| Source code of charts |

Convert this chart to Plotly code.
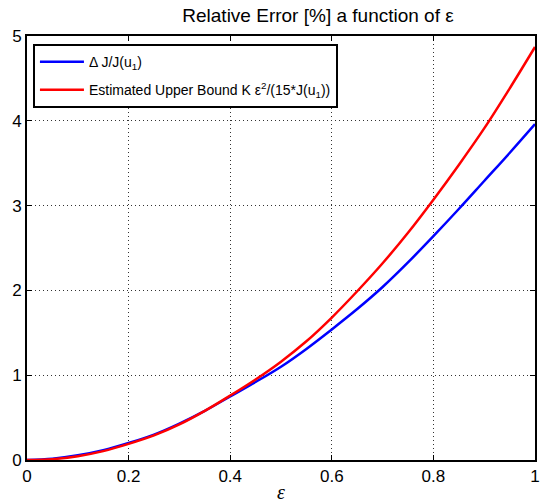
import plotly.graph_objects as go

eps = [0, 0.05, 0.1, 0.15, 0.2, 0.25, 0.3, 0.35, 0.4, 0.45, 0.5, 0.55, 0.6,
       0.65, 0.7, 0.75, 0.8, 0.85, 0.9, 0.95, 1.0]
delta_j = [0, 0.015, 0.055, 0.115, 0.20, 0.30, 0.43, 0.58, 0.75, 0.92, 1.10, 1.31,
           1.54, 1.78, 2.04, 2.33, 2.64, 2.96, 3.29, 3.62, 3.96]
upper_bound = [0, 0.01, 0.045, 0.105, 0.19, 0.29, 0.42, 0.58, 0.76, 0.95, 1.16,
               1.40, 1.68, 1.99, 2.32, 2.68, 3.07, 3.48, 3.91, 4.38, 4.87]

x_ticks = [0, 0.2, 0.4, 0.6, 0.8, 1]
x_tick_labels = ["0", "0.2", "0.4", "0.6", "0.8", "1"]
y_ticks = [0, 1, 2, 3, 4, 5]

fig = go.Figure()
fig.add_trace(go.Scatter(x=eps, y=delta_j, mode="lines", line_shape="spline",
                         line=dict(color="#0000ff", width=2.5),
                         name="Δ J/J(u<sub>1</sub>)", legendgroup="a"))
fig.add_trace(go.Scatter(x=eps, y=upper_bound, mode="lines", line_shape="spline",
                         line=dict(color="#ff0000", width=2.5),
                         name="Estimated Upper Bound K ε<sup>2</sup>/(15*J(u<sub>1</sub>))",
                         legendgroup="b"))

axis_common = dict(showline=True, linecolor="black", linewidth=2, mirror="ticks",
                   ticks="inside", ticklen=5, tickwidth=1, tickcolor="black",
                   showgrid=True, gridcolor="#333333", griddash="1px,3px", gridwidth=1,
                   zeroline=False,
                   tickfont=dict(family="Liberation Sans, Arial", size=17, color="black"))

fig.update_xaxes(range=[0, 1], tickvals=x_ticks, ticktext=x_tick_labels,
                 title=dict(text="<i>ε</i>",
                            font=dict(family="Liberation Serif, Times New Roman", size=20, color="black"),
                            standoff=0),
                 **axis_common)
fig.update_yaxes(range=[0, 5], tickvals=y_ticks, **axis_common)

fig.update_layout(
    width=544, height=504,
    margin=dict(l=27, r=4, t=36, b=39),
    plot_bgcolor="white", paper_bgcolor="white",
    title=dict(text="Relative Error [%] a function of ε", x=318/544, xanchor="center",
               y=1 - 15/504, yanchor="middle",
               font=dict(family="Liberation Sans, Arial", size=19, color="black")),
    legend=dict(x=0.0117, y=0.981, xanchor="left", yanchor="top",
                bgcolor="white", bordercolor="black", borderwidth=2,
                font=dict(family="Liberation Sans, Arial", size=14, color="black"),
                tracegroupgap=7, itemwidth=44),
    showlegend=True,
)

fig.write_html("out.html", config={"displayModeBar": False},
               post_script="document.body.style.margin='0';document.body.style.overflow='hidden';")
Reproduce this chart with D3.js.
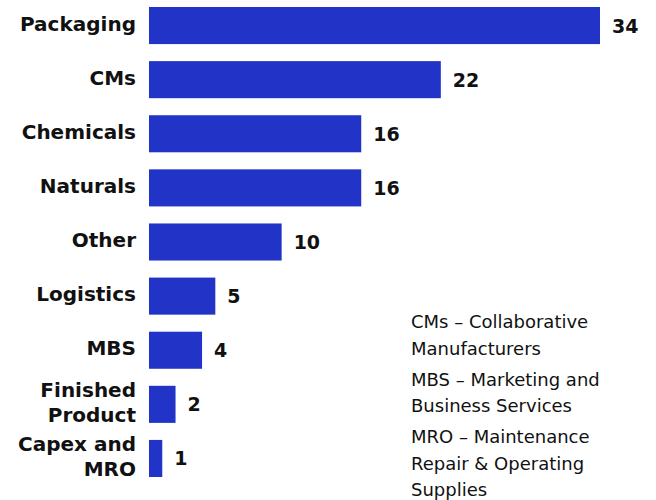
<!DOCTYPE html>
<html>
<head>
<meta charset="utf-8">
<script src="https://cdn.jsdelivr.net/npm/d3@7"></script>
<style>
  body { margin: 0; background: #fff; }
  svg { display: block; font-family: "DejaVu Sans", "Noto Sans", sans-serif; }
</style>
</head>
<body>
<div id="chart"></div>
<script>
// Categories (each entry is the list of label lines) and their values
const categories = [
    ["Packaging"], ["CMs"], ["Chemicals"], ["Naturals"], ["Other"],
    ["Logistics"], ["MBS"], ["Finished", "Product"], ["Capex and", "MRO"]
];
const values = [34, 22, 16, 16, 10, 5, 4, 2, 1];

// Abbreviation notes, one list of lines per note
const notes = [
    ["CMs \u2013 Collaborative", "Manufacturers"],
    ["MBS \u2013 Marketing and", "Business Services"],
    ["MRO \u2013 Maintenance", "Repair & Operating", "Supplies"]
];

const width = 656;
const height = 500;
const barColor = "#2233c8";

const svg = d3.select("#chart")
    .append("svg")
    .attr("width", width)
    .attr("height", height);

const keys = categories.map(d => d.join(" "));

// Scales
const x = d3.scaleLinear()
    .domain([0, 34])
    .range([149, 600]);

const y = d3.scaleBand()
    .domain(keys)
    .range([7, 477])
    .paddingInner(0.315)
    .paddingOuter(0);

// Bars
svg.append("g")
    .selectAll("rect")
    .data(values)
    .enter().append("rect")
    .attr("x", x(0))
    .attr("y", (d, i) => y(keys[i]))
    .attr("width", d => x(d) - x(0))
    .attr("height", y.bandwidth())
    .attr("fill", barColor);

// Value labels
svg.append("g")
    .selectAll("text")
    .data(values)
    .enter().append("text")
    .attr("x", d => x(d) + 12)
    .attr("y", (d, i) => y(keys[i]) + y.bandwidth() / 2)
    .attr("dy", "0.37em")
    .attr("font-size", 19)
    .attr("font-weight", 700)
    .attr("fill", "#111")
    .text(d => d);

// Category labels (may span two lines)
const lineHeight = 24.5;
const labels = svg.append("g")
    .selectAll("text")
    .data(categories)
    .enter().append("text")
    .attr("text-anchor", "end")
    .attr("font-size", 20)
    .attr("font-weight", 700)
    .attr("fill", "#111");

labels.each(function(lines, i) {
    const cy = y(keys[i]) + y.bandwidth() / 2;
    const first = cy - (lines.length - 1) * lineHeight / 2;
    d3.select(this).selectAll("tspan")
        .data(lines)
        .enter().append("tspan")
        .attr("x", 136)
        .attr("y", (d, j) => first + j * lineHeight)
        .attr("dy", "0.26em")
        .text(d => d);
});

// Notes block
const noteLine = 26.5;
const noteGap = 31;
let ny = 328;
const noteG = svg.append("g")
    .attr("font-size", 18)
    .attr("fill", "#111");
notes.forEach(lines => {
    lines.forEach((line, j) => {
        noteG.append("text")
            .attr("x", 411)
            .attr("y", ny + j * noteLine)
            .text(line);
    });
    ny += (lines.length - 1) * noteLine + noteGap;
});
</script>
</body>
</html>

| What you have to do |
Which lines contain "this"? Copy each of them.

| Problem solution |
Convert this chart to Plotly code.
Reproduce this chart with D3.js.
    d3.select(this).selectAll("tspan")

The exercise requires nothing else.